The production involves the extraction of turmeric powder by alcohol followed by removal of the solvent under vacuum. This results in turmeric oleo-resin (a mixture of colour and essential oils). The oleo-resin next has to be de-flavoured, this being carried out by extraction with petroleum ether. The ether dissolves the flavouring essential oils but not the colour. The next step is to add water to the remaining alcoholic extract at which point the curcumin precipitates. This is then sprayed onto a carrier such as sugar or starch. The carrier is then dried to provide a flavourless yellow food colour that finds use in a wide range of manufactured foods.
While this process requires considerable technical skill and knowledge, as it involves highly flammable solvents, the capital costs of equipment are reasonable It may offer opportunities for considerable local value addition to turmeric and provide an alternative to imported yellow colours.
From time to time we receive papers from researches and others about their work. In general, these are not suitable for direct publication in Food Chain as they are too long, too long, too technical and not directly applicable to our typical reader. Many, however, are interesting and the editors have decided to publish summaries of research papers so that interested readers can make direct contact with the authors.
A SIMPLE FORM FILL SEAL PACKAGING MACHINE
Many foods are packed in pouches using form, fill, seal machines (FFSM). In these packaging machines, a sheet of plastic film is drawn into a cylinder around a filling tube, at the same time a vertical heat sealer head seals the sheet into a cylindrical shape. The cylinder of film is then pulled downwards and, after the required pouch length is reached, an impulse heat sealer makes a seal across the film to make the base of the bag, after which the bag is filled with food. A second seal is then made above the food to make the top seal of the bag, simultaneously forming the bottom seal of the next bag. This is followed by a cutting operation to separate the bags. Fillers of this type are suitable for both solid and liquid foods.
Commercial FFSMs are complex and expensive. As far as we know no low cost, simple FFSMs are commercially available (if any Food Chain readers know of one please write to the editor). There could be considerable demand for an affordable, low-speed, simple (electromechanical rather than electronic or computer controlled) FFSM.

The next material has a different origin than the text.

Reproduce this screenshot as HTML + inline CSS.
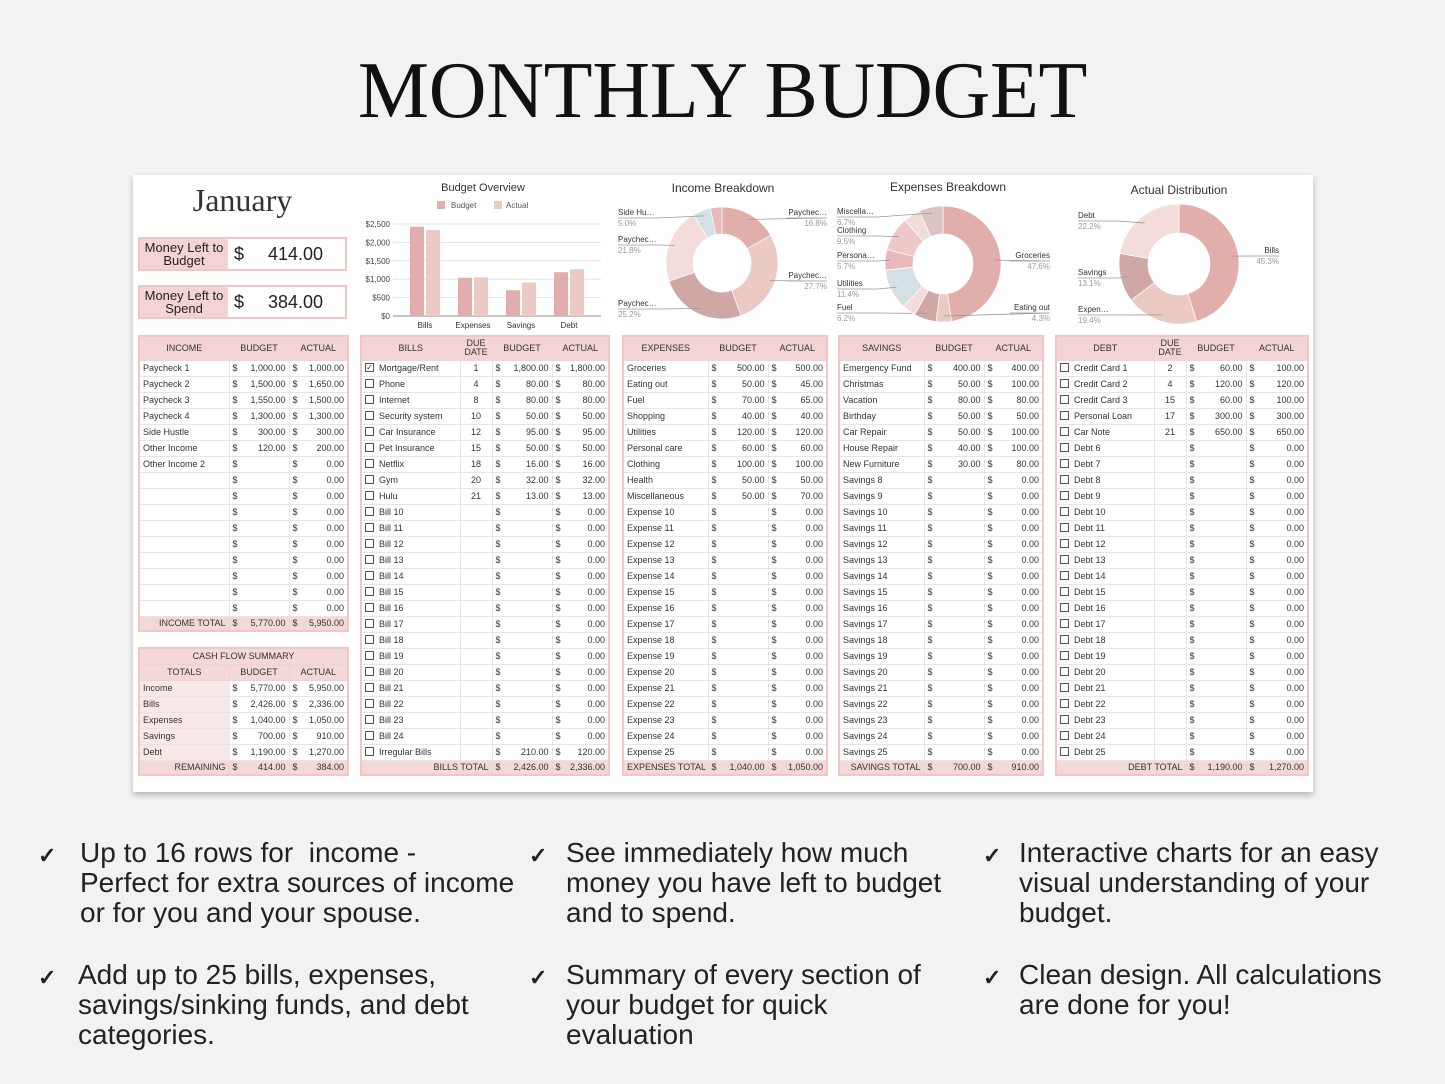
<!DOCTYPE html>
<html><head><meta charset="utf-8">
<style>
*{box-sizing:border-box;margin:0;padding:0}
body{width:1445px;height:1084px;background:#f2f2f2;position:relative;overflow:hidden;font-family:"Liberation Sans",sans-serif;color:#222}
#title{position:absolute;left:0;width:1445px;top:51px;text-align:center;font-family:"Liberation Serif",serif;font-size:80px;line-height:80px;letter-spacing:-0.3px;color:#111}
#sheet{position:absolute;left:133px;top:175px;width:1180px;height:617px;background:#fff;box-shadow:0 3px 6px rgba(0,0,0,.25)}
table.t{position:absolute;border-collapse:collapse;table-layout:fixed;font-size:9px;color:#333;border:2px solid #f0c6c6}
table.t td{height:16px;border:1px solid #e6e6e6;padding:0 3px;white-space:nowrap;overflow:hidden}
table.t tr.h td{background:#f3d3d3;border-color:#f3d3d3;text-align:center;height:24px;font-size:9px;line-height:9px;text-transform:uppercase}
table.t tr.tot td{background:#f4d8d8;border-color:#f0d0d0;height:15px}
.m{display:flex;justify-content:space-between}
.cb{display:inline-block;width:9px;height:9px;border:1px solid #555;vertical-align:middle;margin-right:5px;position:relative;top:-1px;font-size:8px;line-height:7px;text-align:center}
.mbox{position:absolute;left:138px;width:209px;height:34px;border:2px solid #f0c6c6;display:flex}
.mbox .l{width:88px;background:#f3d3d3;font-size:13px;line-height:13px;text-align:center;display:flex;align-items:center;justify-content:center}
.mbox .v{flex:1;display:flex;align-items:center;font-size:18px;padding:0 6px;justify-content:space-between}
.bul{position:absolute;font-size:28px;line-height:30px;color:#222}
.ck{position:absolute;font-size:22px;font-weight:bold;color:#222}
svg text{font-family:"Liberation Sans",sans-serif}
</style></head><body>
<div id="title">MONTHLY BUDGET</div>
<div id="sheet"></div>
<div style="position:absolute;left:138px;top:182px;width:209px;text-align:center;font-family:'Liberation Serif',serif;font-size:32px;color:#333">January</div>
<div class="mbox" style="top:237px"><div class="l">Money Left to Budget</div><div class="v"><span>$</span><span style="padding-right:16px">414.00</span></div></div>
<div class="mbox" style="top:285px"><div class="l">Money Left to Spend</div><div class="v"><span>$</span><span style="padding-right:16px">384.00</span></div></div>

<svg id="charts" width="1445" height="1084" style="position:absolute;left:0;top:0;pointer-events:none"></svg>

<div class="ck" style="left:38px;top:843px">✓</div>
<div class="bul" style="left:80px;top:838px">Up to 16 rows for&nbsp; income -<br>Perfect for extra sources of income<br>or for you and your spouse.</div>
<div class="ck" style="left:38px;top:965px">✓</div>
<div class="bul" style="left:78px;top:960px">Add up to 25 bills, expenses,<br>savings/sinking funds, and debt<br>categories.</div>
<div class="ck" style="left:529px;top:843px">✓</div>
<div class="bul" style="left:566px;top:838px">See immediately how much<br>money you have left to budget<br>and to spend.</div>
<div class="ck" style="left:529px;top:965px">✓</div>
<div class="bul" style="left:566px;top:960px">Summary of every section of<br>your budget for quick<br>evaluation</div>
<div class="ck" style="left:983px;top:843px">✓</div>
<div class="bul" style="left:1019px;top:838px">Interactive charts for an easy<br>visual understanding of your<br>budget.</div>
<div class="ck" style="left:983px;top:965px">✓</div>
<div class="bul" style="left:1019px;top:960px">Clean design. All calculations<br>are done for you!</div>

<script>
// ---------- chart data ----------
const barCategories = ["Bills","Expenses","Savings","Debt"];
const barBudget = [2426,1040,700,1190];
const barActual = [2336,1050,910,1270];
const barTicks = [0,500,1000,1500,2000,2500];
const barTickLabels = ["$0","$500","$1,000","$1,500","$2,000","$2,500"];

const incomeLabels = ["Paychec…","Paychec…","Paychec…","Paychec…","Side Hu…","Other"];
const incomeValues = [1000,1650,1500,1300,300,200];
const incomePct = ["16.8%","27.7%","25.2%","21.8%","5.0%",""];

const expLabels = ["Groceries","Eating out","Fuel","Shopping","Utilities","Persona…","Clothing","Health","Miscella…"];
const expValues = [500,45,65,40,120,60,100,50,70];
const expPct = ["47.6%","4.3%","6.2%","","11.4%","5.7%","9.5%","","6.7%"];

const distLabels = ["Bills","Expen…","Savings","Debt"];
const distValues = [45.3,19.4,13.1,22.2];
const distPct = ["45.3%","19.4%","13.1%","22.2%"];

const pal = ["#e2aeab","#ebcac3","#cfa7a5","#f3dcda","#d3e0e4","#eab9bd","#ecc9c6","#f2dcd9","#dcc4c2"];
const NS="http://www.w3.org/2000/svg";
const svg=document.getElementById('charts');
function mk(tag,attrs,parent){const e=document.createElementNS(NS,tag);for(const k in attrs)e.setAttribute(k,attrs[k]);(parent||svg).appendChild(e);return e;}
function txt(x,y,s,size,fill,anchor,parent){const t=mk('text',{x:x,y:y,'font-size':size,fill:fill,'text-anchor':anchor||'start'},parent);t.textContent=s;return t;}

// ---------- bar chart ----------
const bx0=393,bx1=601,by0=316,by1=224,bmax=2500;
function yS(v){return by0-(v/bmax)*(by0-by1);}
function xC(i){const bw=(bx1-bx0-16)/barCategories.length;return bx0+8+bw*(i+0.5);}
const bg=mk('g',{});


let tt=txt(483,191,"Budget Overview",11,"#333","middle",bg);


mk('rect',{x:437,y:201,width:8,height:8,fill:pal[0]},bg);txt(451,208,"Budget",8,"#555","start",bg);
mk('rect',{x:494,y:201,width:8,height:8,fill:pal[1]},bg);txt(506,208,"Actual",8,"#555","start",bg);
barTicks.forEach((v,i)=>{
  const y=yS(v);
  mk('line',{x1:bx0,x2:bx1,y1:y,y2:y,stroke:i==0?'#888':'#e3e3e3','stroke-width':1},bg);
  const l=txt(390,y+3,barTickLabels[i],8,"#444","end",bg);
  
  
});
barCategories.forEach((c,i)=>{
  const cx=xC(i);
  const b1=mk('rect',{x:cx-15,y:yS(barBudget[i]),width:14,height:by0-yS(barBudget[i]),fill:pal[0]},bg);
  
  
  const b2=mk('rect',{x:cx+1,y:yS(barActual[i]),width:14,height:by0-yS(barActual[i]),fill:pal[1]},bg);
  
  
  const l=txt(cx,328,c,8,"#333","middle",bg);
  
  
});

// ---------- donuts ----------
function donut(name,title,tx,ty,cx,cy,r,ri,vals,labels,pcts,labelPos){
  const g=mk('g',{});
  
  
  txt(tx,ty,title,12,"#333","middle",g);
  const tot=vals.reduce((a,b)=>a+b,0);let a=-Math.PI/2;
  vals.forEach((v,i)=>{
    const a2=a+v/tot*Math.PI*2;
    const p=(ang,rr)=>[cx+rr*Math.cos(ang),cy+rr*Math.sin(ang)];
    const [x1,y1]=p(a,r),[x2,y2]=p(a2,r),[x3,y3]=p(a2,ri),[x4,y4]=p(a,ri);
    const lg=(a2-a)>Math.PI?1:0;
    const s=mk('path',{d:`M${x1},${y1}A${r},${r} 0 ${lg} 1 ${x2},${y2}L${x3},${y3}A${ri},${ri} 0 ${lg} 0 ${x4},${y4}Z`,fill:pal[i%pal.length],stroke:'#fff','stroke-width':0.7},g);
    
    
    const lp=labelPos[i];
    if(lp){
      const mid=(a+a2)/2;const [mx,my]=p(mid,(r+ri)/2+8);
      const right=lp[2]=='end';
      const lx=right?lp[0]-40:lp[0];const lx2=right?lp[0]:lp[0]+40;
      mk('polyline',{points:`${lx},${lp[1]+3} ${lx2},${lp[1]+3} ${mx},${my}`,fill:'none',stroke:'#999','stroke-width':0.8},g);
      txt(lp[0],lp[1],labels[i],8,"#333",lp[2],g);
      txt(lp[0],lp[1]+11,pcts[i],8,"#999",lp[2],g);
    }
    a=a2;
  });
}
donut('income-breakdown-chart',"Income Breakdown",723,192,722,263,56,29,incomeValues,incomeLabels,incomePct,
  [[827,215,'end'],[827,278,'end'],[618,306,'start'],[618,242,'start'],[618,215,'start'],null]);
donut('expenses-breakdown-chart',"Expenses Breakdown",948,191,943,264,58,30,expValues,expLabels,expPct,
  [[1050,258,'end'],[1050,310,'end'],[837,310,'start'],null,[837,286,'start'],[837,258,'start'],[837,233,'start'],null,[837,214,'start']]);
donut('actual-distribution-chart',"Actual Distribution",1179,194,1179,264,60,31,distValues,distLabels,distPct,
  [[1279,253,'end'],[1078,312,'start'],[1078,275,'start'],[1078,218,'start']]);

// ---------- tables ----------
function fmt(v){return v==null?'':v.toLocaleString('en-US',{minimumFractionDigits:2,maximumFractionDigits:2});}
function money(v,zero){const s=v==null?(zero?'0.00':''):fmt(v);return '<div class="m"><span>$</span><span>'+s+'</span></div>';}
function table(name,x,y,widths,head,rows,totLabel,totB,totA,due,check){
  const t=document.createElement('table');t.className='t';
  
  
  t.style.left=x+'px';t.style.top=y+'px';
  t.style.width=widths.reduce((a,b)=>a+b,0)+'px';
  let h='<colgroup>'+widths.map(w=>'<col style="width:'+w+'px">').join('')+'</colgroup>';
  h+='<tr class="h">'+head.map(s=>'<td>'+s+'</td>').join('')+'</tr>';
  rows.forEach(r=>{
    h+='<tr>';
    h+='<td>'+(check?'<span class="cb">'+(r[4]?'✓':'')+'</span>':'')+r[0]+'</td>';
    if(due)h+='<td style="text-align:center">'+(r[3]||'')+'</td>';
    h+='<td>'+money(r[1],false)+'</td><td>'+money(r[2],true)+'</td></tr>';
  });
  if(totLabel){
    h+='<tr class="tot"><td colspan="'+(due?2:1)+'" style="text-align:right">'+totLabel+'</td><td>'+money(totB)+'</td><td>'+money(totA)+'</td></tr>';
  }
  t.innerHTML=h;document.body.appendChild(t);
}
function fill(base,n,start,prefix){for(let i=start;i<=n;i++)base.push([prefix+i,null,null]);return base;}
const incRows=[["Paycheck 1",1000,1000],["Paycheck 2",1500,1650],["Paycheck 3",1550,1500],["Paycheck 4",1300,1300],["Side Hustle",300,300],["Other Income",120,200],["Other Income 2",null,null]];
for(let i=0;i<9;i++)incRows.push(["",null,null]);
table('income-table',138,335,[90,60,59],["Income","Budget","Actual"],incRows,"INCOME TOTAL",5770,5950,false,false);

const billRows=[["Mortgage/Rent",1800,1800,1,true],["Phone",80,80,4],["Internet",80,80,8],["Security system",50,50,10],["Car Insurance",95,95,12],["Pet Insurance",50,50,15],["Netflix",16,16,18],["Gym",32,32,20],["Hulu",13,13,21]];
fill(billRows,24,10,"Bill ");billRows.push(["Irregular Bills",210,120]);
table('bills-table',360,335,[99,32,60,57],["Bills","Due<br>Date","Budget","Actual"],billRows,"BILLS TOTAL",2426,2336,true,true);

const expRows=[["Groceries",500,500],["Eating out",50,45],["Fuel",70,65],["Shopping",40,40],["Utilities",120,120],["Personal care",60,60],["Clothing",100,100],["Health",50,50],["Miscellaneous",50,70]];
fill(expRows,25,10,"Expense ");
table('expenses-table',622,335,[85,60,59],["Expenses","Budget","Actual"],expRows,"EXPENSES TOTAL",1040,1050,false,false);

const savRows=[["Emergency Fund",400,400],["Christmas",50,100],["Vacation",80,80],["Birthday",50,50],["Car Repair",50,100],["House Repair",40,100],["New Furniture",30,80]];
fill(savRows,25,8,"Savings ");
table('savings-table',838,335,[85,60,59],["Savings","Budget","Actual"],savRows,"SAVINGS TOTAL",700,910,false,false);

const debtRows=[["Credit Card 1",60,100,2],["Credit Card 2",120,120,4],["Credit Card 3",60,100,15],["Personal Loan",300,300,17],["Car Note",650,650,21]];
fill(debtRows,25,6,"Debt ");
table('debt-table',1055,335,[98,32,60,62],["Debt","Due<br>Date","Budget","Actual"],debtRows,"DEBT TOTAL",1190,1270,true,true);

// cash flow summary
const cf=document.createElement('table');cf.className='t';


cf.style.left='138px';cf.style.top='647px';cf.style.width='209px';
const cfRows=[["Income",5770,5950],["Bills",2426,2336],["Expenses",1040,1050],["Savings",700,910],["Debt",1190,1270]];
let ch='<colgroup><col style="width:90px"><col style="width:60px"><col style="width:59px"></colgroup>';
ch+='<tr class="tot"><td colspan="3" style="text-align:center;height:16px">CASH FLOW SUMMARY</td></tr>';
ch+='<tr class="tot"><td style="text-align:center;height:16px">TOTALS</td><td style="text-align:center">BUDGET</td><td style="text-align:center">ACTUAL</td></tr>';
cfRows.forEach(r=>{ch+='<tr><td style="background:#f8e8e8">'+r[0]+'</td><td>'+money(r[1])+'</td><td>'+money(r[2])+'</td></tr>';});
ch+='<tr class="tot"><td style="text-align:right">REMAINING</td><td>'+money(414)+'</td><td>'+money(384)+'</td></tr>';
cf.innerHTML=ch;document.body.appendChild(cf);
</script>
</body></html>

Workers from the North Eastern Regional Institute of Science and Technology in India have developed a prototype machine that seems very simple. Detailed drawings may be available from the authors, and a competent engineer should have little trouble in building a prototype It is claimed that the machine can pro duce 140 half litre packs of milk per hour. The authors also claim that aseptic filling is possible using hydrogen peroxide to sterilize the film prior to filing.